We introduced the Anti-Corruption Commission Act, and I’ve been awaiting the names of the Commissioners for three months now. Despite our discussions on combating corruption, the appointment of the Commission members is delayed due to concerns raised by a few individuals. We sought the advice of the Attorney General, emphasizing that even if there is a minor issue, they should send the names for appointments. I am willing to face any legal challenges, and if we were truly committed to eradicating corruption, we could have proceeded with these appointments. The delay in this process hampers the effective functioning of the legislative assembly.
To address this issue, I propose the establishment of a selection committee to discuss the way forward. The current situation has created a backlog in the courts, and I suggest the Prime Minister initiate discussions to form a selection committee to determine future procedures.

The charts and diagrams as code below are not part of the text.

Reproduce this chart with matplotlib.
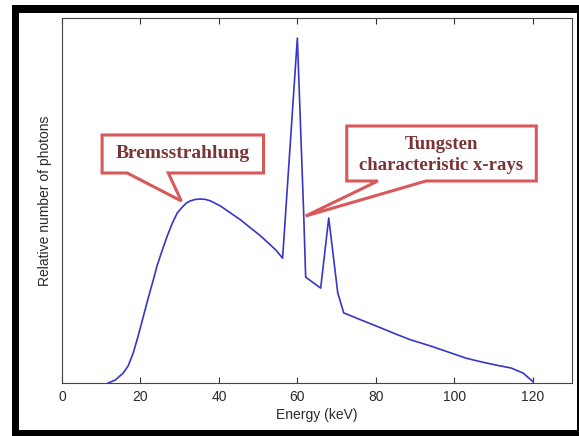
import matplotlib
matplotlib.use("Agg")
import matplotlib.pyplot as plt
from matplotlib.patches import Rectangle, Polygon

# Data
energy = [11.76, 13.55, 15.59, 16.87, 18.15, 19.42, 20.70, 21.98, 23.26, 24.28, 25.56,
          26.84, 28.12, 29.39, 30.67, 31.69, 32.72, 33.99, 35.27, 36.55, 37.83, 40.38,
          42.94, 45.50, 48.05, 50.61, 53.16, 54.70, 56.23, 59.99, 61.60, 62.11, 65.94,
          67.99, 70.29, 71.82, 76.17, 81.28, 85.11, 88.95, 94.06, 98.40, 103.00, 106.84,
          110.67, 114.50, 117.57, 120.13]
photons = [0.0, 0.008, 0.027, 0.047, 0.082, 0.129, 0.181, 0.233, 0.282, 0.323, 0.364,
           0.403, 0.438, 0.466, 0.482, 0.493, 0.499, 0.503, 0.504, 0.503, 0.499, 0.485,
           0.466, 0.447, 0.425, 0.403, 0.378, 0.362, 0.342, 0.945, 0.466, 0.290, 0.260,
           0.452, 0.247, 0.192, 0.173, 0.151, 0.134, 0.118, 0.101, 0.085, 0.068, 0.058,
           0.049, 0.041, 0.027, 0.003]
xticks = [0, 20, 40, 60, 80, 100, 120]

W, H = 579, 436
fig = plt.figure(figsize=(W / 100, H / 100), dpi=100)
fig.patch.set_facecolor("white")

# black picture border
fig.patches.append(Rectangle((12 / W, 0), 1 - 12 / W, 1 - 5 / H, transform=fig.transFigure,
                             facecolor="black", edgecolor="none", zorder=-10))
fig.patches.append(Rectangle((19 / W, 6 / H), (577 - 19) / W, (430 - 13) / H,
                             transform=fig.transFigure, facecolor="white",
                             edgecolor="none", zorder=-9))

ax = fig.add_axes([62 / W, (H - 383) / H, (572 - 62) / W, (383 - 18) / H])
ax.plot(energy, photons, color="#3636c8", lw=1.2, zorder=2)
ax.set_xlim(0, 130)
ax.set_ylim(0, 1)
ax.set_xticks(xticks)
ax.set_yticks([])
ax.tick_params(axis="x", direction="in", top=True, length=4, width=0.8, color="#333333",
               labelsize=10, labelcolor="#2a2a2a", pad=5)
for lab in ax.get_xticklabels():
    lab.set_fontfamily("Liberation Sans")
for s in ax.spines.values():
    s.set_color("#444444")
    s.set_linewidth(0.8)
ax.set_xlabel("Energy (keV)", fontsize=10, family="Liberation Sans", color="#2a2a2a", labelpad=3)
ax.set_ylabel("Relative number of photons", fontsize=10, family="Liberation Sans",
              color="#2a2a2a", labelpad=7)

red = "#d9585a"
txtc = "#7a3436"

def px(x, y):
    return ((x - 62) / 3.9125, (383 - y) / 365.0)

# Bremsstrahlung callout
pts = [px(102, 135), px(263, 135), px(263, 173), px(168, 173), px(181, 201),
       px(127, 173), px(102, 173)]
ax.add_patch(Polygon(pts, closed=True, facecolor="white", edgecolor=red, lw=2.2,
                     zorder=5, clip_on=False, joinstyle="miter"))
bx, by = px(182.5, 154)
ax.text(bx, by, "Bremsstrahlung", ha="center", va="center", fontsize=14,
        fontweight="bold", family="Liberation Serif", color=txtc, zorder=6)

# Tungsten callout
pts2 = [px(346, 126), px(535, 126), px(535, 181), px(425, 181), px(305, 216),
        px(377, 181), px(346, 181)]
ax.add_patch(Polygon(pts2, closed=True, facecolor="white", edgecolor=red, lw=2.2,
                     zorder=5, clip_on=False, joinstyle="miter"))
tx, ty = px(440.5, 155)
ax.text(tx, ty, "Tungsten\ncharacteristic x-rays", ha="center", va="center", fontsize=13.5,
        fontweight="bold", family="Liberation Serif", color=txtc, zorder=6,
        linespacing=1.25)

fig.savefig("out.png", dpi=100)
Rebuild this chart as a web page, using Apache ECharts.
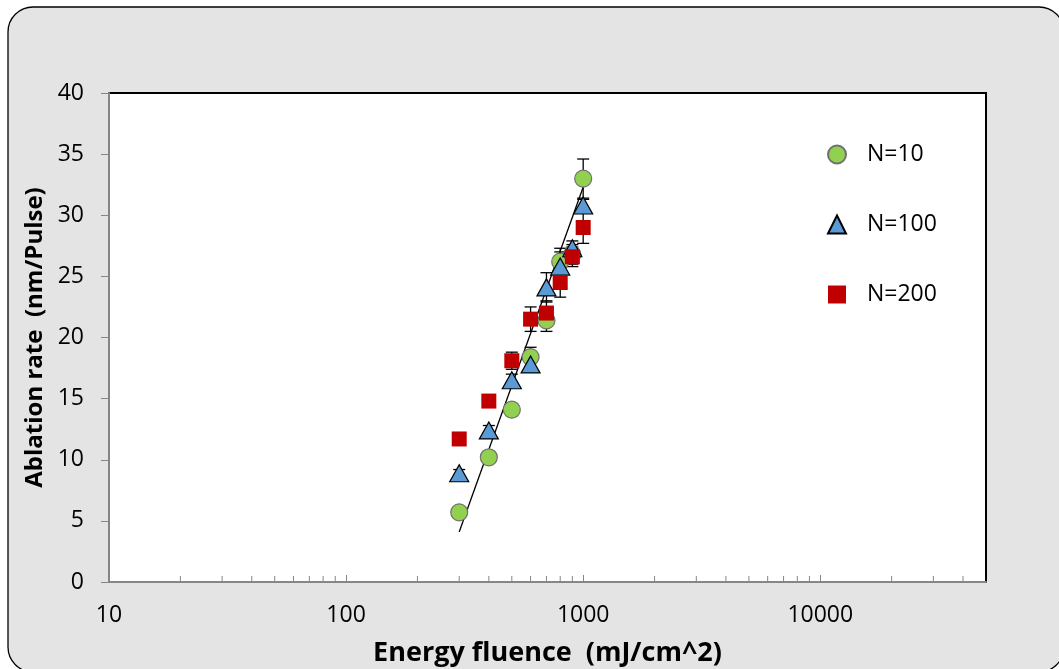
<!DOCTYPE html>
<html>
<head>
<meta charset="utf-8">
<script src="https://cdn.jsdelivr.net/npm/echarts@6/dist/echarts.min.js"></script>
<style>
  html, body { margin: 0; padding: 0; background: #ffffff; }
  #chart { width: 1059px; height: 669px; }
</style>
</head>
<body>
<div id="chart"></div>
<script>
// Energy fluence values (mJ/cm^2)
const fluence = [300, 400, 500, 600, 700, 800, 900, 1000];

// Ablation rate (nm/pulse) for each pulse count, with error half-widths
const rateN10  = [5.7, 10.2, 14.1, 18.4, 21.4, 26.2, 26.8, 33.0];
const errN10   = [0.3, 0.3, 0.5, 0.8, 0.9, 1.1, 0.8, 1.6];
const rateN100 = [8.9, 12.4, 16.5, 17.8, 24.1, 25.8, 27.3, 30.8];
const errN100  = [0.3, 0.4, 0.5, 0.5, 1.2, 1.2, 0.6, 0.5];
const rateN200 = [11.7, 14.8, 18.1, 21.5, 22.0, 24.5, 26.6, 29.0];
const errN200  = [0.2, 0.5, 0.7, 1.0, 1.0, 1.2, 0.8, 1.3];

// Logarithmic trend line end points
const trendX = [300, 1000];
const trendY = [4.1, 32.3];

// Minor tick positions on the log fluence axis
const minorTicks = [20, 30, 40, 50, 60, 70, 80, 90,
                    200, 300, 400, 500, 600, 700, 800, 900,
                    2000, 3000, 4000, 5000, 6000, 7000, 8000, 9000,
                    20000, 30000, 40000];

const yTicks = { min: 0, max: 40, interval: 5 };

const FONT = 'Open Sans';

function pairs(xs, ys) { return xs.map((x, i) => [x, ys[i]]); }

function errorData(xs, ys, es) { return xs.map((x, i) => [x, ys[i] - es[i], ys[i] + es[i]]); }

function errorSeries(data) {
  return {
    type: 'custom',
    z: 1,
    silent: true,
    data: data,
    renderItem: function (params, api) {
      const lo = api.coord([api.value(0), api.value(1)]);
      const hi = api.coord([api.value(0), api.value(2)]);
      const w = 6;
      const st = { stroke: '#000', lineWidth: 1.3 };
      return {
        type: 'group',
        children: [
          { type: 'line', shape: { x1: hi[0], y1: hi[1], x2: lo[0], y2: lo[1] }, style: st },
          { type: 'line', shape: { x1: hi[0] - w, y1: hi[1], x2: hi[0] + w, y2: hi[1] }, style: st },
          { type: 'line', shape: { x1: lo[0] - w, y1: lo[1], x2: lo[0] + w, y2: lo[1] }, style: st }
        ]
      };
    }
  };
}

const chart = echarts.init(document.getElementById('chart'), null, { renderer: 'canvas' });

chart.setOption({
  animation: false,
  backgroundColor: 'transparent',
  graphic: [{
    type: 'rect',
    z: -10,
    silent: true,
    shape: { x: 8, y: 7, width: 1056, height: 665, r: 25 },
    style: { fill: '#e4e4e4', stroke: '#000', lineWidth: 1.3 }
  }],
  grid: {
    left: 109, right: 73, top: 93, bottom: 87,
    outerBoundsMode: 'none',
    containLabel: false,
    show: true,
    backgroundColor: '#ffffff',
    borderColor: '#000000',
    borderWidth: 2
  },
  legend: {
    orient: 'vertical',
    left: 822,
    top: 138,
    itemWidth: 18,
    itemHeight: 18,
    itemGap: 47,
    textStyle: { fontFamily: FONT, fontSize: 23, color: '#000', padding: [0, 0, 0, 16], lineHeight: 23 },
    data: ['N=10', 'N=100', 'N=200']
  },
  xAxis: {
    type: 'log',
    logBase: 10,
    min: 10,
    max: 50000,
    name: 'Energy fluence  (mJ/cm^2)',
    nameLocation: 'middle',
    nameGap: 58,
    nameTextStyle: { fontFamily: FONT, fontSize: 27, fontWeight: 'bold', color: '#000' },
    axisLine: { show: true, onZero: false, lineStyle: { color: '#868686', width: 2 } },
    axisTick: { show: true, inside: true, length: 7, lineStyle: { color: '#868686', width: 1 } },
    axisLabel: {
      fontFamily: FONT, fontSize: 23, color: '#000', margin: 22,
      showMaxLabel: false,
      formatter: function (v) {
        const e = Math.log10(v);
        return Math.abs(e - Math.round(e)) < 1e-6 ? String(Math.round(v)) : '';
      }
    },
    splitLine: { show: false }
  },
  yAxis: {
    type: 'value',
    min: yTicks.min,
    max: yTicks.max,
    interval: yTicks.interval,
    name: 'Ablation rate  (nm/Pulse)',
    nameLocation: 'middle',
    nameGap: 62,
    nameTextStyle: { fontFamily: FONT, fontSize: 24, fontWeight: 'bold', color: '#000' },
    axisLine: { show: true, lineStyle: { color: '#868686', width: 2 } },
    axisTick: { show: true, inside: false, length: 8, lineStyle: { color: '#868686', width: 1 } },
    axisLabel: { fontFamily: FONT, fontSize: 23, color: '#000', margin: 25 },
    splitLine: { show: false }
  },
  series: [
    {
      // minor ticks for the logarithmic axis
      type: 'custom',
      silent: true,
      z: 5,
      clip: false,
      data: minorTicks.map(v => [v, 0]),
      renderItem: function (params, api) {
        const p = api.coord([api.value(0), 0]);
        return {
          type: 'line',
          shape: { x1: p[0], y1: p[1] - 1, x2: p[0], y2: p[1] - 6 },
          style: { stroke: '#868686', lineWidth: 1 }
        };
      }
    },
    {
      type: 'line',
      data: pairs(trendX, trendY),
      symbol: 'none',
      silent: true,
      z: 2,
      lineStyle: { color: '#000', width: 1.4 }
    },
    errorSeries(errorData(fluence, rateN10, errN10)),
    errorSeries(errorData(fluence, rateN100, errN100)),
    errorSeries(errorData(fluence, rateN200, errN200)),
    {
      name: 'N=10',
      type: 'scatter',
      z: 3,
      data: pairs(fluence, rateN10),
      symbol: 'circle',
      symbolSize: 17,
      itemStyle: { color: '#92D050', borderColor: '#707070', borderWidth: 1.2, opacity: 1 }
    },
    {
      name: 'N=100',
      type: 'scatter',
      z: 4,
      data: pairs(fluence, rateN100),
      symbol: 'triangle',
      symbolSize: [19, 17],
      itemStyle: { color: '#5B9BD5', borderColor: '#000', borderWidth: 1.2, opacity: 1 }
    },
    {
      name: 'N=200',
      type: 'scatter',
      z: 5,
      data: pairs(fluence, rateN200),
      symbol: 'rect',
      symbolSize: 15,
      itemStyle: { color: '#C00000', opacity: 1 }
    }
  ]
});
</script>
</body>
</html>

Moreover, the primary purpose of this assembly is to pass laws. We often commence work late, and people do not pay us to merely perform; they expect us to pass legislation. Therefore, I recommend discussing with the cabinet the introduction of a new amendment, suggesting that we shift to the main agenda after the first hour. Many new laws are anticipated next year, and further delays are impractical.
Considering that MPs will need to return to their constituencies for development work next year, it is crucial not to get stuck here. Therefore, my suggestion is to prioritize the main legislative work after the first hour. I wanted to clarify these points, and if the opposition wishes to provide additional insights on this matter, it can be appropriately addressed.